Within architectural disciplines, social sustainability can be employed through demonstrating lasting social impacts on a community via placemaking. Interior architecture more specifically can play a principal role in facilitating the experiences and relationships that are fostered within place and is fundamental to how people engage and identify in society. How can the normative practices and process of interior architecture and parallel disciplines of placemaking be propelled to ensure that the spaces and communities that are created have lasting positive impact on society?
As a socially, politically, and physically dynamic landmark, Ontario Place is used as the primary site of investigation. Ontario Place, designed by Eberhard Zeidler and opened in 1971, was deemed one of the most innovative waterfronts in the world. Still active as a public park since its closure in 2012, questions of its future have remained futile. Plans for redevelopment have instigated conversations as to whether the landmark should remain primarily as a public space or bestowed to private partnerships.

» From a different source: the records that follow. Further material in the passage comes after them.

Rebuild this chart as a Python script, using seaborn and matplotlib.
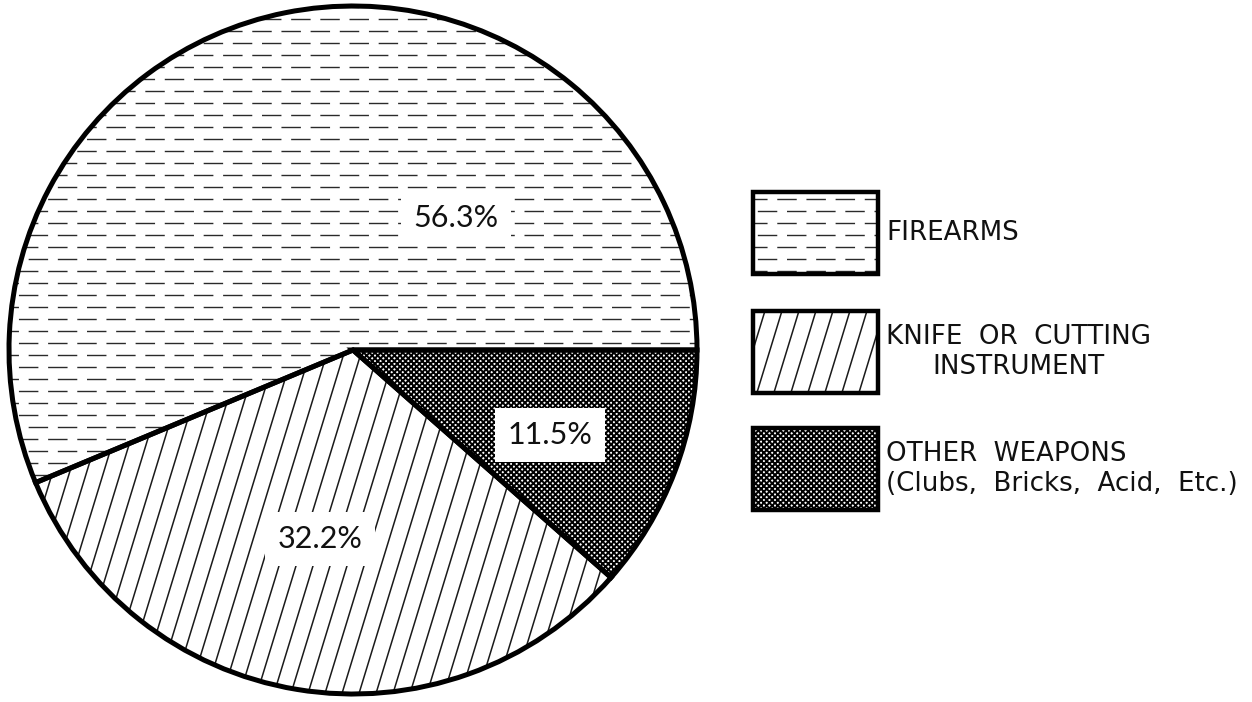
import matplotlib

matplotlib.use("Agg")
import matplotlib.pyplot as plt
from matplotlib.patches import Rectangle
import numpy as np
import seaborn as sns

categories = [
    "FIREARMS",
    "KNIFE  OR  CUTTING\nINSTRUMENT",
    "OTHER  WEAPONS\n(Clubs,  Bricks,  Acid,  Etc.)",
]
shares = [56.3, 32.2, 11.5]
pct_labels = ["56.3%", "32.2%", "11.5%"]
patterns = ["dash", "slant", "cross"]

sns.set_theme(style="white")
plt.rcParams["font.family"] = ["Lato", "DejaVu Sans"]
plt.rcParams["hatch.linewidth"] = 1.4

W, H = 1252, 702
CX, CY, R = 353, 350, 344  # pie centre / radius in pixels


def px(x, y):
    return (x - CX) / R, (CY - y) / R


fig = plt.figure(figsize=(W / 100, H / 100), dpi=100)
ax = fig.add_axes([0, 0, 1, 1])

wedges, _ = ax.pie(
    shares,
    startangle=0,
    counterclock=True,
    colors=["none"] * 3,
    wedgeprops=dict(edgecolor="black", linewidth=3.6, zorder=3),
)
ax.set_xlim(-CX / R, (W - CX) / R)
ax.set_ylim(-(H - CY) / R, CY / R)
ax.set_aspect("auto")
ax.axis("off")


def add_pattern(patch, kind):
    if kind == "dash":
        for i, y in enumerate(np.arange(-1.2, 1.2, 12 / R)):
            (ln,) = ax.plot([-1.2, 2.7], [y, y], color="#2a2a2a", lw=1.0,
                            linestyle=(7 * (i % 2), (14, 7)), zorder=2)
            ln.set_clip_path(patch)
    elif kind == "slant":
        cot = 1 / np.tan(np.radians(73))
        for x0 in np.arange(-2.0, 3.5, 17 / R):
            (ln,) = ax.plot([x0 - 1.2 * cot, x0 + 1.2 * cot], [-1.2, 1.2],
                            color="#1a1a1a", lw=1.1, zorder=2)
            ln.set_clip_path(patch)
    else:
        patch.set_hatch("xxxxxx")


for w, kind in zip(wedges, patterns):
    add_pattern(w, kind)

# percentage labels
label_pos = [(456, 218), (320, 539), (550, 435)]
for (lx, ly), txt in zip(label_pos, pct_labels):
    x, y = px(lx, ly)
    ax.text(x, y, txt, ha="center", va="center", fontsize=22, color="#111111",
            zorder=5, bbox=dict(boxstyle="square,pad=0.42", facecolor="white",
                                edgecolor="none"))

# legend
box_tops = [192, 311, 428]
for top, name, kind in zip(box_tops, categories, patterns):
    x0, y1 = px(753, top)
    x1, y0 = px(878, top + 82)
    rect = Rectangle((x0, y0), x1 - x0, y1 - y0, facecolor="none",
                     edgecolor="black", linewidth=3.2, zorder=3)
    ax.add_patch(rect)
    add_pattern(rect, kind)
    tx, ty = px(886, top + 41)
    ax.text(tx, ty, name, ha="left", va="center", fontsize=18.8,
            family="DejaVu Sans", color="#111111",
            multialignment="center" if kind == "slant" else "left",
            linespacing=1.2)

fig.savefig("out.png", dpi=100)
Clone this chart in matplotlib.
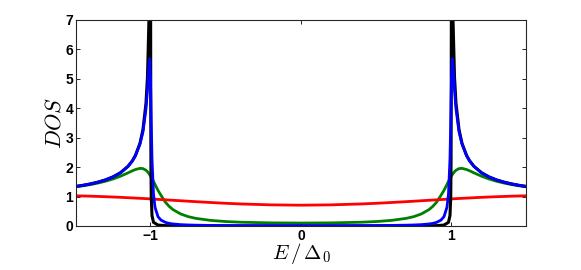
import matplotlib
matplotlib.use('Agg')
import matplotlib.pyplot as plt

# Energy grid (E / Delta_0) shared by the broadened curves
energy = [-1.5, -1.45, -1.4, -1.35, -1.3, -1.25, -1.2, -1.15, -1.12, -1.1, -1.07, -1.05, -1.03,
          -1.02, -1.01, -1.005, -1.0, -0.995, -0.99, -0.98, -0.97, -0.95, -0.93, -0.9, -0.875,
          -0.85, -0.8, -0.75, -0.7, -0.6, -0.5, -0.4, -0.2,
          0.0,
          0.2, 0.4, 0.5, 0.6, 0.7, 0.75, 0.8, 0.85, 0.875, 0.9, 0.93, 0.95, 0.97, 0.98, 0.99,
          0.995, 1.0, 1.005, 1.01, 1.02, 1.03, 1.05, 1.07, 1.1, 1.12, 1.15, 1.2, 1.25, 1.3,
          1.35, 1.4, 1.45, 1.5]

dos_blue = [1.341, 1.380, 1.428, 1.488, 1.563, 1.665, 1.806, 2.02, 2.21, 2.39, 2.78, 3.2, 3.98,
            4.62, 5.49, 5.69, 5.0, 3.515, 2.275, 1.086, 0.637, 0.315, 0.20, 0.121, 0.088,
            0.068, 0.046, 0.0346, 0.0275, 0.0195, 0.0154, 0.013, 0.0106,
            0.010,
            0.0106, 0.013, 0.0154, 0.0195, 0.0275, 0.0346, 0.046, 0.068, 0.088, 0.121, 0.20, 0.315,
            0.637, 1.086, 2.275, 3.515, 5.0, 5.69, 5.49, 4.62, 3.98, 3.2, 2.78, 2.39, 2.21, 2.02,
            1.806, 1.665, 1.563, 1.488, 1.428, 1.380, 1.341]

dos_green = [1.329, 1.365, 1.407, 1.458, 1.520, 1.596, 1.691, 1.804, 1.876, 1.919, 1.958, 1.950,
             1.894, 1.845, 1.78, 1.74, 1.702, 1.655, 1.61, 1.514, 1.41, 1.209, 1.04, 0.802, 0.662,
             0.555, 0.410, 0.319, 0.260, 0.190, 0.151, 0.128, 0.1056,
             0.0995,
             0.1056, 0.128, 0.151, 0.190, 0.260, 0.319, 0.410, 0.555, 0.662, 0.802, 1.04, 1.209,
             1.41, 1.514, 1.61, 1.655, 1.702, 1.74, 1.78, 1.845, 1.894, 1.950, 1.958, 1.919, 1.876,
             1.804, 1.691, 1.596, 1.520, 1.458, 1.407, 1.365, 1.329]

dos_red = [1.026, 1.020, 1.013, 1.004, 0.995, 0.985, 0.974, 0.961, 0.953, 0.948, 0.940, 0.935,
           0.929, 0.926, 0.923, 0.922, 0.920, 0.919, 0.917, 0.914, 0.911, 0.904, 0.898, 0.889,
           0.881, 0.873, 0.858, 0.842, 0.827, 0.798, 0.771, 0.749, 0.718,
           0.707,
           0.718, 0.749, 0.771, 0.798, 0.827, 0.842, 0.858, 0.873, 0.881, 0.889, 0.898, 0.904,
           0.911, 0.914, 0.917, 0.919, 0.920, 0.922, 0.923, 0.926, 0.929, 0.935, 0.940, 0.948,
           0.953, 0.961, 0.974, 0.985, 0.995, 1.004, 1.013, 1.020, 1.026]

# Nearly sharp BCS curve needs a finer grid around the gap edges
energy_black = [-1.5, -1.45, -1.4, -1.35, -1.3, -1.25, -1.2, -1.15, -1.12, -1.1, -1.07, -1.05,
                -1.03, -1.02, -1.01, -1.005, -1.002, -1.001, -1.0, -0.999, -0.998, -0.997,
                -0.995, -0.99, -0.98, -0.95, -0.9, -0.8, -0.5,
                0.0,
                0.5, 0.8, 0.9, 0.95, 0.98, 0.99, 0.995, 0.997, 0.998, 0.999, 1.0, 1.001, 1.002,
                1.005, 1.01, 1.02, 1.03, 1.05, 1.07, 1.1, 1.12, 1.15, 1.2, 1.25, 1.3, 1.35, 1.4,
                1.45, 1.5]

dos_black = [1.342, 1.381, 1.429, 1.489, 1.565, 1.667, 1.809, 2.025, 2.22, 2.40, 2.81, 3.28,
             4.17, 5.07, 7.06, 9.85, 14.55, 17.4, 15.8, 7.2, 3.43, 2.01,
             0.975, 0.353, 0.125, 0.031, 0.012, 0.0046, 0.0015,
             0.001,
             0.0015, 0.0046, 0.012, 0.031, 0.125, 0.353, 0.975, 2.01, 3.43, 7.2, 15.8, 17.4, 14.55,
             9.85, 7.06, 5.07, 4.17, 3.28, 2.81, 2.40, 2.22, 2.025, 1.809, 1.667, 1.565, 1.489, 1.429,
             1.381, 1.342]

x_ticks = [-1, 0, 1]
y_ticks = [0, 1, 2, 3, 4, 5, 6, 7]


def plot_dos(filename="out.png"):
    """Draw the density of states curves and save them."""
    fig = plt.figure(figsize=(5.81, 2.70), dpi=100)
    ax = fig.add_axes([0.1308, 0.163, 0.7745, 0.763])

    ax.plot(energy, dos_green, color=(0.0, 0.5, 0.0), linewidth=2)
    ax.plot(energy, dos_red, color='r', linewidth=2)
    ax.plot(energy_black, dos_black, color='k', linewidth=2.2)
    ax.plot(energy, dos_blue, color='b', linewidth=2)

    ax.set_xlim(-1.495, 1.495)
    ax.set_ylim(0, 7)
    ax.set_xticks(x_ticks)
    ax.set_yticks(y_ticks)

    tick_font = {'family': 'Liberation Sans', 'weight': 'bold', 'size': 10}
    ax.set_xticklabels([str(t).replace('-', '\u2212') for t in x_ticks], fontdict=tick_font)
    ax.set_yticklabels([str(t) for t in y_ticks], fontdict=tick_font)
    ax.tick_params(direction='in', length=3, width=0.6, top=True, right=True, pad=2)
    for spine in ax.spines.values():
        spine.set_linewidth(0.8)
        spine.set_color('#262626')

    ax.set_xlabel(r'$E\,/\,\Delta_0$', fontsize=15, labelpad=-1)
    ax.set_ylabel(r'$DOS$', fontsize=16, labelpad=1)

    fig.savefig(filename, dpi=100)
    print(f"Plot saved at {filename}")


def main():
    plt.rcParams['mathtext.fontset'] = 'cm'
    plot_dos()


if __name__ == "__main__":
    main()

This exhibition showcases selected works from a culminating Interior Design Studio at the Interior Design at the Creative School, Toronto Metropolitan University (Winter 2022). The Studio broadens the conversation of interior designers’ social impacts on community through the perspective of social sustainability. Students were challenged to explore the interior designer’s role in the multidisciplinary sphere of placemaking through the conceptualization of a responsible adaptive-reuse of existing Ontario Place infrastructure. Ultimately, the challenge allowed students to explore design solutions through themes of cultural heritage and preservation, community engagement, and equitable/inclusive design practices.
The work showcases studies, design proposals, and interactive artifacts of varying scales that allow users to explore various experiences of Ontario Place. Visitors will have the opportunity to curate their own experiences and memories of Ontario Place as it currently exists in the past, present, and future.